President Obama’s budget projects 1.3 trillion dollars in deficit in fiscal 2011. This has provoked a Republican outrage that I simply fail to understand. Here are the facts:

  • When President Bush came to power, America was in its 3rd consecutive year of budget surplus.
  • He cut taxes and went on a spending binge, with strong Republican support. He eventually spent more than any other president since LBJ, including nearly a trillion on the invasion of Iraq.
  • In the process, the Republicans used up the surplus so swiftly that America ran a large deficit 7 out of the 8 Bush years, consecutively since 2001.
  • They accelerated the hands-off policies started during the Clinton era, giving financiers the biggest say in a democracy, and ushering the biggest downturn since the Great Depression.
  • The administration spent another $868 billion on bailing out the financiers and providing stimuli before bowing out in 2008.

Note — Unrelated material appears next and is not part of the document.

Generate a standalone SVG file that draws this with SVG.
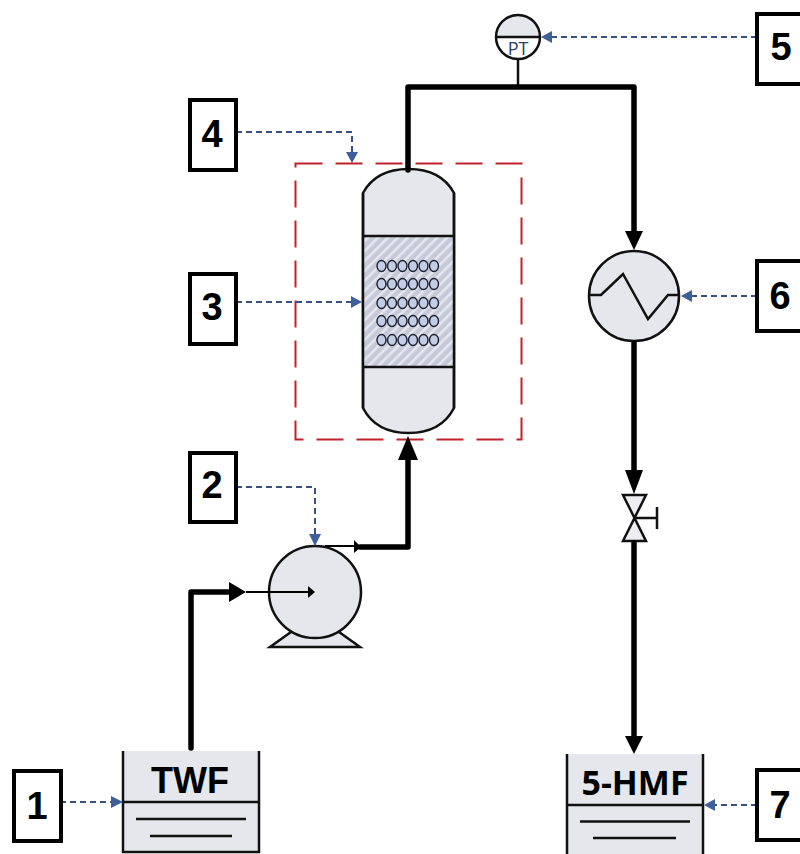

So after the “frat boy shipped out,” as The Economist put it, leaving America in a mess on multiple fronts, his supporters are now upset that the “socialist” Obama administration has to run another budget deficit?

This is the type of irresponsible amnesia on part of the Republicans and the Tea Party fanatics that’s going to hurt America’s global position.

And that’s what my article is about.  But I had to introduce the context, because another irresponsible refrain you hear from the right is that the rest of the world is just out to get America.

My question is, will the world continue to sponsor the debt that the United States has raked up? America’s “aura of invincibility,” wrote David Sanger in the New York Times, will last “maybe a long, long time.” While investors would malign any other economy under similar management, it shrugs off “American financial exceptionalism.” So the capital markets worried this week about Europe’s growing debt, but they hardly paid attention to Moody’s polite warning that America’s financial health “will at some point put pressure on [America’s] triple-A government bond rating.”

This optimism and this belief in exceptionalism is a dangerous consequence of the way US politicians allowed the development of a neo-laissez faire: Just borrow and spend, all will be fine in the end. You see that in consumer habits, in subprime markets, in Wall Street’s philosophy of heavy leverage, and in wanton federal spending while lowering taxes. Risk management was mostly rhetoric.

And so, the US government debt burden now is 85 percent of GDP. This is higher than the proportion in the “socialistic” Europe vilified by the American right. Germany: 79 percent, France: 77 percent, Portugal: 76 percent, Britain: 69 percent, and Ireland, which IMF claimed was the sickest of them all: 61 percent.

Still ok, if someone (read: China) is willing to underwrite the debt. China still holds the world’s highest share of US treasury bonds, almost $800 billion worth. But it has been buying less and less, signaling discomfort.

In the 1990s, Canada lost Moody’s triple A rating when its combined federal and provincial debt approached 100% of GDP. As the US inches to that level, a ratings blow may be nearer than most optimists believe.

And for America, that type of a blow will be more than economic. It will send a powerful political message about the overstretch of the world’s superpower. The world wants to believe that US politicians will be able to enact meaningful fiscal change, keeping its long term financial health squarely in sight. But so far, especially with the naysaying, amnesiac, and reactionary performance shown by the right, they will have little to find comforting.